Who would have guessed that it is the movie industry that seems to revert the race-to-the-bottom trend in foreign-language localization? The same industry that is notorious for nonsensical translations of movie titles? Well, “reverting” is maybe an exaggeration, but read the Rebecca Keegan article ‘Frozen’: Finding a diva in 41 languages, which appeared in today’s print edition of the Los Angeles Times. (The printed article adds a few more aspects of this localization effort, such as title, movie posters, etc.)

Not all movies get the treatment described in the article. If translators were to limit themselves to foreign-language subtitling in this city, they’d starve. And with German as my target language, I have to deal with the additional problem that movies are dubbed for Germany, not subtitled, and that this process takes place in Germany. It seems that “Not Afraid of Subtitles,” the motto with which the Los Angeles family-owned movie theater chain Laemmle is getting viewers for its non-English movie fare, would not fly in Germany.

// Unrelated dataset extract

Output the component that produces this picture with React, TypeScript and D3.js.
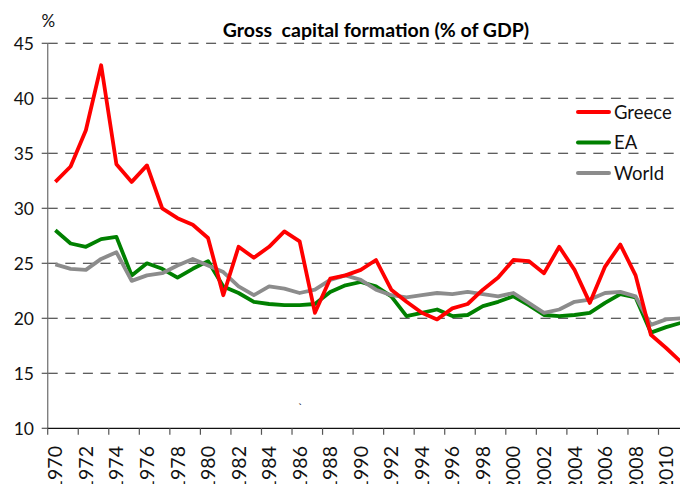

Localization of technical products or websites is not exactly the same as what Disney’s Rick Dempsey gives as the reasons for localizing the animated film Frozen. But with ever larger portions of the movie business coming from non-English speaking countries, it makes sense to cater to those audiences. And to protect the Disney name and reputation, it has to be done well. You’d think that this is a logic all our clients would understand.